Migliore & Associates posted this influencer video. You could tell it would be good by what the firm had to say about the video.
I’ve personally seen a couple of videos like it. The presenter starts “ready for another side hustle? This one’s for you if you are broke and lazy.” She proceeds to mention that you can transcribe audio and video into text with these websites.
The video continues to make transcription seem simple by stating that you’re not actually doing any work. She mentions how you can go to an automatic speech recognition (ASR) site called SpeechNotes, speak the words, and have them transcribed. But the science we have so far points to ASR being better for whites than black speakers as well as the AAVE dialect. That’s a lot of unserved jobseekers. What she’s describing is essentially voice writing, but without a “stenomask” or Nuance’s software trained to your voice. She closes by saying, in part, that there’s “no reason” a person can’t make $2,000 to $3,000 a month.
There’s a lot to be said about this. First, it embodies and emboldens our argument about quality. Do lawyers want the accuracy of the record to become a side hustle? It also points to what a scam digital court reporting / recording really is, because even if companies are able to successfully train enough digital reporters / recorders to take the work, it’s clear that there’s a transcriber shortage.
Probably from the terrible pay! $0.30 to $1.10 per audio minute according to the video. That’s $18 to $66 per hour. That doesn’t account for any time it takes to submit a job or edit voice transcription mistakes, which could be 20% or more of a transcription. That doesn’t include any proofreading time. With average transcription times ranging anywhere between an hour and six hours, depending on the methodology of transcription, we could be talking about $9 to $33 an hour. Less if we actually divide by six, $3 to $11 an hour. That $2,000 a month could require between 666 hours and 60 hours. At that kind of pay, transcribers would probably be better off trying to argue that they are misclassified employees — at least it would guarantee the ones in America minimum wage, which the independent contractor title does not. At that kind of pay, it means digital court reporting / recording won’t have enough transcribers to cover all the work it wants to take from stenography.
Transcription companies utilize influencers to bring in business. It’s not hard to imagine transcribers also being lured in under this model. Transcription fixture Rev is open about their influencer program to bring in business, which I respect.
This is an easy peek at how companies manipulate folks. Throw up an attractive model, make something seem great, get people to buy into the idea. Once they’re bought in, post-purchase rationalization and confirmation bias keep them bought in unless they have a horrifying epiphany or really bad experience.
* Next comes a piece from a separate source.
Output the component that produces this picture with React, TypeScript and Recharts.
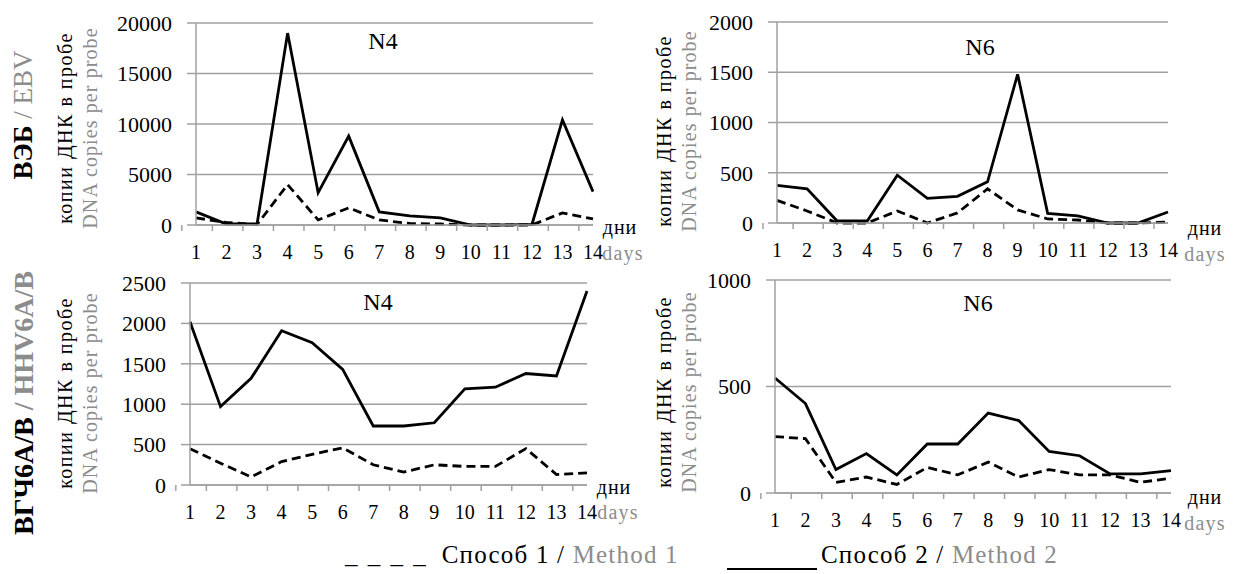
import React from 'react';
import { LineChart, Line, XAxis, YAxis, CartesianGrid } from 'recharts';

// days of observation
const days = [1, 2, 3, 4, 5, 6, 7, 8, 9, 10, 11, 12, 13, 14];

// EBV, patient N4 (method 1 = dashed, method 2 = solid)
const ebvN4Method1 = [700, 250, 50, 4000, 500, 1700, 500, 150, 100, 0, 0, 0, 1200, 600];
const ebvN4Method2 = [1300, 100, 100, 19000, 3200, 8800, 1300, 900, 700, 0, 0, 50, 10400, 3300];

// EBV, patient N6
const ebvN6Method1 = [225, 120, 0, 0, 120, 0, 100, 340, 130, 40, 30, 0, 0, 10];
const ebvN6Method2 = [375, 340, 20, 20, 475, 245, 265, 410, 1480, 95, 70, 0, 0, 110];

// HHV6A/B, patient N4
const hhvN4Method1 = [450, 270, 100, 290, 380, 460, 250, 160, 250, 230, 230, 450, 130, 150];
const hhvN4Method2 = [2020, 970, 1320, 1910, 1760, 1430, 730, 730, 770, 1190, 1210, 1380, 1350, 2400];

// HHV6A/B, patient N6
const hhvN6Method1 = [265, 255, 50, 75, 40, 120, 85, 145, 75, 110, 85, 85, 50, 70];
const hhvN6Method2 = [540, 420, 110, 185, 85, 230, 230, 375, 340, 195, 175, 90, 90, 105];

const FONT = '"Liberation Serif", "Times New Roman", serif';
const GREY_TEXT = '#8c8c8c';
const GRID = '#a0a0a0';

type Box = { left: number; top: number; right: number; bottom: number };

function Panel({ box, m1, m2, max, step }: { box: Box; m1: number[]; m2: number[]; max: number; step: number }) {
  const yAxisW = 95;
  const mTop = 20;
  const mRight = 12;
  const xAxisH = 45;
  const plotW = box.right - box.left;
  const plotH = box.bottom - box.top;
  const band = plotW / days.length;
  const data = days.map((d, i) => ({ day: d, m1: m1[i], m2: m2[i] }));
  const ticks: number[] = [];
  for (let v = 0; v <= max; v += step) ticks.push(v);

  // category ticks sit between days, labels in the middle
  const renderTick = (props: any) => {
    const { x, y, payload, index } = props;
    return (
      <g>
        <line x1={x - band / 2} x2={x - band / 2} y1={y} y2={y + 6} stroke={GRID} strokeWidth={1.5} />
        {index === days.length - 1 && (
          <line x1={x + band / 2} x2={x + band / 2} y1={y} y2={y + 6} stroke={GRID} strokeWidth={1.5} />
        )}
        <text x={x} y={y + 34} textAnchor="middle" fontSize={20} fontFamily={FONT} fill="#000">
          {payload.value}
        </text>
      </g>
    );
  };

  return (
    <div style={{ position: 'absolute', left: box.left - yAxisW, top: box.top - mTop }}>
      <LineChart
        width={plotW + yAxisW + mRight}
        height={plotH + mTop + xAxisH}
        data={data}
        margin={{ top: mTop, right: mRight, bottom: 0, left: 0 }}
      >
        <CartesianGrid vertical={false} stroke={GRID} strokeWidth={1.5} />
        <XAxis
          dataKey="day"
          height={xAxisH}
          interval={0}
          tickSize={0}
          tickMargin={0}
          tickLine={false}
          axisLine={{ stroke: GRID, strokeWidth: 1.5 }}
          tick={renderTick}
        />
        <YAxis
          width={yAxisW}
          domain={[0, max]}
          ticks={ticks}
          interval={0}
          tickSize={9}
          tickMargin={15}
          tickLine={{ stroke: GRID, strokeWidth: 1.5 }}
          axisLine={{ stroke: GRID, strokeWidth: 1.5 }}
          tick={{ fill: '#000', fontSize: 22, fontFamily: FONT }}
        />
        <Line dataKey="m1" stroke="#000" strokeWidth={2.8} strokeDasharray="9 5" dot={false} isAnimationActive={false} />
        <Line dataKey="m2" stroke="#000" strokeWidth={2.8} dot={false} isAnimationActive={false} />
      </LineChart>
    </div>
  );
}

function VLabel({ cx, cy, size, bold, spacing, children }: { cx: number; cy: number; size: number; bold?: boolean; spacing?: number; children: React.ReactNode }) {
  return (
    <div
      style={{
        position: 'absolute',
        left: cx,
        top: cy,
        transform: 'translate(-50%, -50%) rotate(-90deg)',
        whiteSpace: 'nowrap',
        fontSize: size,
        fontWeight: bold ? 'bold' : 'normal',
        letterSpacing: spacing || 0,
        lineHeight: 1,
        fontFamily: FONT,
      }}
    >
      {children}
    </div>
  );
}

function Label({ cx, cy, size, color, spacing, children }: { cx: number; cy: number; size: number; color?: string; spacing?: number; children: React.ReactNode }) {
  return (
    <div
      style={{
        position: 'absolute',
        left: cx,
        top: cy,
        transform: 'translate(-50%, -50%)',
        whiteSpace: 'nowrap',
        fontSize: size,
        letterSpacing: spacing || 0,
        lineHeight: 1,
        fontFamily: FONT,
        color: color || '#000',
      }}
    >
      {children}
    </div>
  );
}

function AxisTitles({ x, cy }: { x: number; cy: number }) {
  return (
    <>
      <VLabel cx={x} cy={cy} size={20} spacing={1.5}>копии ДНК в пробе</VLabel>
      <VLabel cx={x + 25} cy={cy} size={20} spacing={1.1}>
        <span style={{ color: GREY_TEXT }}>DNA copies per probe</span>
      </VLabel>
    </>
  );
}

export default function App() {
  return (
    <div style={{ position: 'absolute', left: 0, top: 0, width: 1238, height: 574, background: '#fff', fontFamily: FONT }}>
      <Panel box={{ left: 196, top: 23, right: 593, bottom: 225 }} m1={ebvN4Method1} m2={ebvN4Method2} max={20000} step={5000} />
      <Panel box={{ left: 777, top: 22, right: 1168, bottom: 223 }} m1={ebvN6Method1} m2={ebvN6Method2} max={2000} step={500} />
      <Panel box={{ left: 190, top: 283, right: 587, bottom: 485 }} m1={hhvN4Method1} m2={hhvN4Method2} max={2500} step={500} />
      <Panel box={{ left: 775, top: 280, right: 1171, bottom: 493 }} m1={hhvN6Method1} m2={hhvN6Method2} max={1000} step={500} />

      <VLabel cx={23} cy={115} size={27} bold>
        ВЭБ <span style={{ color: GREY_TEXT, fontWeight: 'normal' }}>/ EBV</span>
      </VLabel>
      <VLabel cx={24} cy={403} size={28} bold>
        ВГЧ6А/В <span style={{ color: GREY_TEXT }}>/ HHV6A/B</span>
      </VLabel>

      <AxisTitles x={65} cy={128} />
      <AxisTitles x={664} cy={131} />
      <AxisTitles x={65} cy={393} />
      <AxisTitles x={664} cy={392} />

      <Label cx={383} cy={41} size={24}>N4</Label>
      <Label cx={980} cy={47} size={24}>N6</Label>
      <Label cx={378} cy={302} size={24}>N4</Label>
      <Label cx={978} cy={303} size={24}>N6</Label>

      <Label cx={620} cy={227} size={20} spacing={1}>дни</Label>
      <Label cx={623} cy={253} size={20} spacing={1.2} color={GREY_TEXT}>days</Label>
      <Label cx={1205} cy={228} size={20} spacing={1}>дни</Label>
      <Label cx={1205} cy={254} size={20} spacing={1.2} color={GREY_TEXT}>days</Label>
      <Label cx={614} cy={487} size={20} spacing={1}>дни</Label>
      <Label cx={618} cy={512} size={20} spacing={1.2} color={GREY_TEXT}>days</Label>
      <Label cx={1205} cy={497} size={20} spacing={1}>дни</Label>
      <Label cx={1205} cy={523} size={20} spacing={1.2} color={GREY_TEXT}>days</Label>

      <div style={{ position: 'absolute', left: 345, top: 542, fontSize: 25, lineHeight: 1, whiteSpace: 'nowrap' }}>
        <span style={{ letterSpacing: 2 }}>_ _ _ _</span>
        <span style={{ marginLeft: 14, letterSpacing: 1.2 }}>Способ 1 / </span>
        <span style={{ color: GREY_TEXT, letterSpacing: 1.2 }}>Method 1</span>
      </div>
      <div style={{ position: 'absolute', left: 727, top: 542, fontSize: 25, lineHeight: 1, whiteSpace: 'nowrap' }}>
        <span style={{ display: 'inline-block', width: 90, borderBottom: '2px solid #000', height: 26, verticalAlign: 'top' }} />
        <span style={{ marginLeft: 4, letterSpacing: 1.2 }}>Способ 2 / </span>
        <span style={{ color: GREY_TEXT, letterSpacing: 1.2 }}>Method 2</span>
      </div>
    </div>
  );
}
There are people in the field speaking out against mistreatment, but progress is slow. Stenographers can take note that the cracks are forming in the narrative of the larger corporate players though. Is this the future? Yes? Then why are we paying people like it’s 1990? Is this equal to stenography? Yes? Why don’t you pay them like stenographers? No? Why are you selling it? What’s the turnover like with these people we pay peanuts to? High? Why are you wasting all that time and energy retraining people? Do you profit from it? Low turnover? Then where are all these people? We have to deal with a crushing reality: Most of the data that people would need to make good decisions is in private hands that profit from the data being unavailable.
Luckily we have our own influencers and their numbers are likely to grow once stenographic organizations and collectives start getting serious about reaching audiences. Can’t wait to see what the creative minds out there think up next.
TikTok user workathomewoman mentions in her video a 3 to 1 ratio being possible for an experienced transcriber.